§ **Dataset extract**
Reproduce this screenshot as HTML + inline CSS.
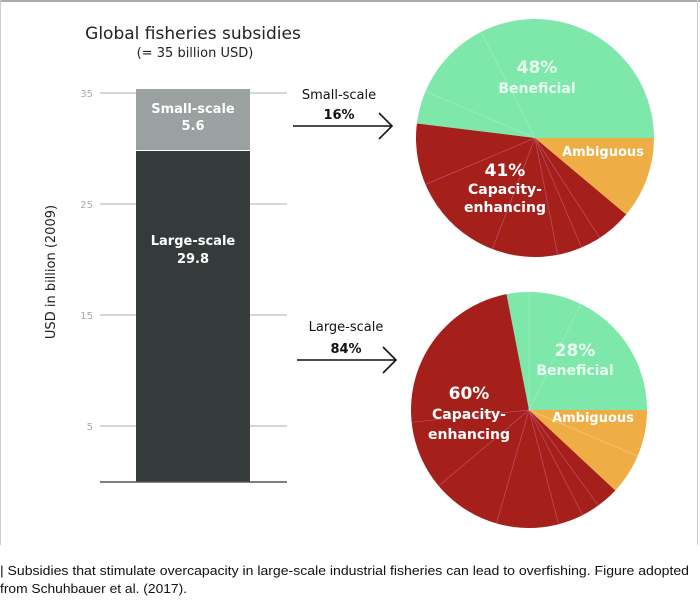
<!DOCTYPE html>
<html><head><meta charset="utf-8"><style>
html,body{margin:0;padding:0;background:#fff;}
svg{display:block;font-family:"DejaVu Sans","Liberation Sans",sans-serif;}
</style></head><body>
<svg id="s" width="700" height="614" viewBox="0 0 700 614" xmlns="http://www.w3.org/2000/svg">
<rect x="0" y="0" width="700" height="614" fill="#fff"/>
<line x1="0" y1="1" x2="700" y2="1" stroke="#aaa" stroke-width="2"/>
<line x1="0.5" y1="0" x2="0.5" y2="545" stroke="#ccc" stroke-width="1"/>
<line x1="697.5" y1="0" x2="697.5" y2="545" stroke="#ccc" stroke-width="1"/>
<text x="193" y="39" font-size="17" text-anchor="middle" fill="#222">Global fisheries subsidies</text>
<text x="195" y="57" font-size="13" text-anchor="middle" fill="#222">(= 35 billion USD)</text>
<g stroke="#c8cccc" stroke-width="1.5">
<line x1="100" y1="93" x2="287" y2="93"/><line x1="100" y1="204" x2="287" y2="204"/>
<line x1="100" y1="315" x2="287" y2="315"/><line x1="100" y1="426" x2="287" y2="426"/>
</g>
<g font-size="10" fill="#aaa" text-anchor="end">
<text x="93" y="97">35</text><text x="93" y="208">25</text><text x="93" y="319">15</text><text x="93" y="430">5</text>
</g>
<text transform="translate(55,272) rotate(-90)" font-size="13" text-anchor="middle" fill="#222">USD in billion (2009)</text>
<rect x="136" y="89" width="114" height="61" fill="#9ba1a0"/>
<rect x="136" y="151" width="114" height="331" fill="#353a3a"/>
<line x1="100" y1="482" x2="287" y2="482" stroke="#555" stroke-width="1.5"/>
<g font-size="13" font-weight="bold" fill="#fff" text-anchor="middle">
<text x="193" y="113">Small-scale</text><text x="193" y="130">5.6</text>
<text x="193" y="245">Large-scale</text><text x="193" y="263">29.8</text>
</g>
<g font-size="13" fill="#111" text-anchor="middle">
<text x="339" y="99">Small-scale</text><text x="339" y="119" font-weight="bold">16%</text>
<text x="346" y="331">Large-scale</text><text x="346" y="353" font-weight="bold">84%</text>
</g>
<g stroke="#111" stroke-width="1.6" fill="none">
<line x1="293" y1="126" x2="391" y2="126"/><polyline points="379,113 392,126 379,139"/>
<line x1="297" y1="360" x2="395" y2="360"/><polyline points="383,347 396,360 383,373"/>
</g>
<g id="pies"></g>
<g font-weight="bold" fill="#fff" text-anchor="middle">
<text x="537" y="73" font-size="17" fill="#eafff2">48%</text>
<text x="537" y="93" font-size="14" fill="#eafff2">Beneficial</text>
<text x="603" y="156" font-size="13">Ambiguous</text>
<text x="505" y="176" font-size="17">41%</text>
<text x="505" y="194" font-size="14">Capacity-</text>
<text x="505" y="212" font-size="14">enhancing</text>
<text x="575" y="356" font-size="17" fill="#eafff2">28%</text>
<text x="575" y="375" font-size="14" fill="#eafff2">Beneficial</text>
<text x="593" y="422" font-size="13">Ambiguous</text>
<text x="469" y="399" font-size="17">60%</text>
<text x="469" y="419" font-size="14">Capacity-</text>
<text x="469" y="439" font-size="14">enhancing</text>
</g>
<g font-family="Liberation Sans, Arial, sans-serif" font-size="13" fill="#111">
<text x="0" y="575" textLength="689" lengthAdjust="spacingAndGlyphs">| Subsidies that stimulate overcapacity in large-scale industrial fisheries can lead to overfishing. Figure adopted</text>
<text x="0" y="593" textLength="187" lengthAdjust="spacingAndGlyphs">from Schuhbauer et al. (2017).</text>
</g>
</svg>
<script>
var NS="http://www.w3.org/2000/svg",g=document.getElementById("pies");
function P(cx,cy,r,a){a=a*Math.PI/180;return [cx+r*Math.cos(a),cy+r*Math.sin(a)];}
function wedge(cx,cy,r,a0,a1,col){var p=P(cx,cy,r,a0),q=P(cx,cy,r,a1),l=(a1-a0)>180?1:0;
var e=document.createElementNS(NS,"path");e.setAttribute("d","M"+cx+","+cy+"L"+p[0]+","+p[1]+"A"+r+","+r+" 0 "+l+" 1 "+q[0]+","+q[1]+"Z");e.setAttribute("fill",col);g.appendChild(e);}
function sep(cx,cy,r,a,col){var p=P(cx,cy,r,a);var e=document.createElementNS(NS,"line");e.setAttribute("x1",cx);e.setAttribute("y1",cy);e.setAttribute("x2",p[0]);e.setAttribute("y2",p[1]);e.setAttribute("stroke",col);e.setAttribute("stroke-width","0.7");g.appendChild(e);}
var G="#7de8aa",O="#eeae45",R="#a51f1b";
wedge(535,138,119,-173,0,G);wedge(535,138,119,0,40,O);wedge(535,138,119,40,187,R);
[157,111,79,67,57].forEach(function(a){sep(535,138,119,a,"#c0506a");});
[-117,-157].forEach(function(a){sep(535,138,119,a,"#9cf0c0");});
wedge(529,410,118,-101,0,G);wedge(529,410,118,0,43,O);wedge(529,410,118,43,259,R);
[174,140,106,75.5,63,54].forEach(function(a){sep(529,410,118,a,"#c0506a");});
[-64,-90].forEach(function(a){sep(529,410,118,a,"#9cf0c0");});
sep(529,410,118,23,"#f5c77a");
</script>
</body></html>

§ **To be done**
Transcribe the material as is, with images omitted.

§ **Response to the task**
Reproduce this screenshot as HTML + inline CSS.
<!DOCTYPE html>
<html><head><meta charset="utf-8"><style>
html,body{margin:0;padding:0;background:#fff;}
svg{display:block;font-family:"DejaVu Sans","Liberation Sans",sans-serif;}
</style></head><body>
<svg id="s" width="700" height="614" viewBox="0 0 700 614" xmlns="http://www.w3.org/2000/svg">
<rect x="0" y="0" width="700" height="614" fill="#fff"/>
<line x1="0" y1="1" x2="700" y2="1" stroke="#aaa" stroke-width="2"/>
<line x1="0.5" y1="0" x2="0.5" y2="545" stroke="#ccc" stroke-width="1"/>
<line x1="697.5" y1="0" x2="697.5" y2="545" stroke="#ccc" stroke-width="1"/>
<text x="193" y="39" font-size="17" text-anchor="middle" fill="#222">Global fisheries subsidies</text>
<text x="195" y="57" font-size="13" text-anchor="middle" fill="#222">(= 35 billion USD)</text>
<g stroke="#c8cccc" stroke-width="1.5">
<line x1="100" y1="93" x2="287" y2="93"/><line x1="100" y1="204" x2="287" y2="204"/>
<line x1="100" y1="315" x2="287" y2="315"/><line x1="100" y1="426" x2="287" y2="426"/>
</g>
<g font-size="10" fill="#aaa" text-anchor="end">
<text x="93" y="97">35</text><text x="93" y="208">25</text><text x="93" y="319">15</text><text x="93" y="430">5</text>
</g>
<text transform="translate(55,272) rotate(-90)" font-size="13" text-anchor="middle" fill="#222">USD in billion (2009)</text>
<rect x="136" y="89" width="114" height="61" fill="#9ba1a0"/>
<rect x="136" y="151" width="114" height="331" fill="#353a3a"/>
<line x1="100" y1="482" x2="287" y2="482" stroke="#555" stroke-width="1.5"/>
<g font-size="13" font-weight="bold" fill="#fff" text-anchor="middle">
<text x="193" y="113">Small-scale</text><text x="193" y="130">5.6</text>
<text x="193" y="245">Large-scale</text><text x="193" y="263">29.8</text>
</g>
<g font-size="13" fill="#111" text-anchor="middle">
<text x="339" y="99">Small-scale</text><text x="339" y="119" font-weight="bold">16%</text>
<text x="346" y="331">Large-scale</text><text x="346" y="353" font-weight="bold">84%</text>
</g>
<g stroke="#111" stroke-width="1.6" fill="none">
<line x1="293" y1="126" x2="391" y2="126"/><polyline points="379,113 392,126 379,139"/>
<line x1="297" y1="360" x2="395" y2="360"/><polyline points="383,347 396,360 383,373"/>
</g>
<g id="pies"></g>
<g font-weight="bold" fill="#fff" text-anchor="middle">
<text x="537" y="73" font-size="17" fill="#eafff2">48%</text>
<text x="537" y="93" font-size="14" fill="#eafff2">Beneficial</text>
<text x="603" y="156" font-size="13">Ambiguous</text>
<text x="505" y="176" font-size="17">41%</text>
<text x="505" y="194" font-size="14">Capacity-</text>
<text x="505" y="212" font-size="14">enhancing</text>
<text x="575" y="356" font-size="17" fill="#eafff2">28%</text>
<text x="575" y="375" font-size="14" fill="#eafff2">Beneficial</text>
<text x="593" y="422" font-size="13">Ambiguous</text>
<text x="469" y="399" font-size="17">60%</text>
<text x="469" y="419" font-size="14">Capacity-</text>
<text x="469" y="439" font-size="14">enhancing</text>
</g>
<g font-family="Liberation Sans, Arial, sans-serif" font-size="13" fill="#111">
<text x="0" y="575" textLength="689" lengthAdjust="spacingAndGlyphs">| Subsidies that stimulate overcapacity in large-scale industrial fisheries can lead to overfishing. Figure adopted</text>
<text x="0" y="593" textLength="187" lengthAdjust="spacingAndGlyphs">from Schuhbauer et al. (2017).</text>
</g>
</svg>
<script>
var NS="http://www.w3.org/2000/svg",g=document.getElementById("pies");
function P(cx,cy,r,a){a=a*Math.PI/180;return [cx+r*Math.cos(a),cy+r*Math.sin(a)];}
function wedge(cx,cy,r,a0,a1,col){var p=P(cx,cy,r,a0),q=P(cx,cy,r,a1),l=(a1-a0)>180?1:0;
var e=document.createElementNS(NS,"path");e.setAttribute("d","M"+cx+","+cy+"L"+p[0]+","+p[1]+"A"+r+","+r+" 0 "+l+" 1 "+q[0]+","+q[1]+"Z");e.setAttribute("fill",col);g.appendChild(e);}
function sep(cx,cy,r,a,col){var p=P(cx,cy,r,a);var e=document.createElementNS(NS,"line");e.setAttribute("x1",cx);e.setAttribute("y1",cy);e.setAttribute("x2",p[0]);e.setAttribute("y2",p[1]);e.setAttribute("stroke",col);e.setAttribute("stroke-width","0.7");g.appendChild(e);}
var G="#7de8aa",O="#eeae45",R="#a51f1b";
wedge(535,138,119,-173,0,G);wedge(535,138,119,0,40,O);wedge(535,138,119,40,187,R);
[157,111,79,67,57].forEach(function(a){sep(535,138,119,a,"#c0506a");});
[-117,-157].forEach(function(a){sep(535,138,119,a,"#9cf0c0");});
wedge(529,410,118,-101,0,G);wedge(529,410,118,0,43,O);wedge(529,410,118,43,259,R);
[174,140,106,75.5,63,54].forEach(function(a){sep(529,410,118,a,"#c0506a");});
[-64,-90].forEach(function(a){sep(529,410,118,a,"#9cf0c0");});
sep(529,410,118,23,"#f5c77a");
</script>
</body></html>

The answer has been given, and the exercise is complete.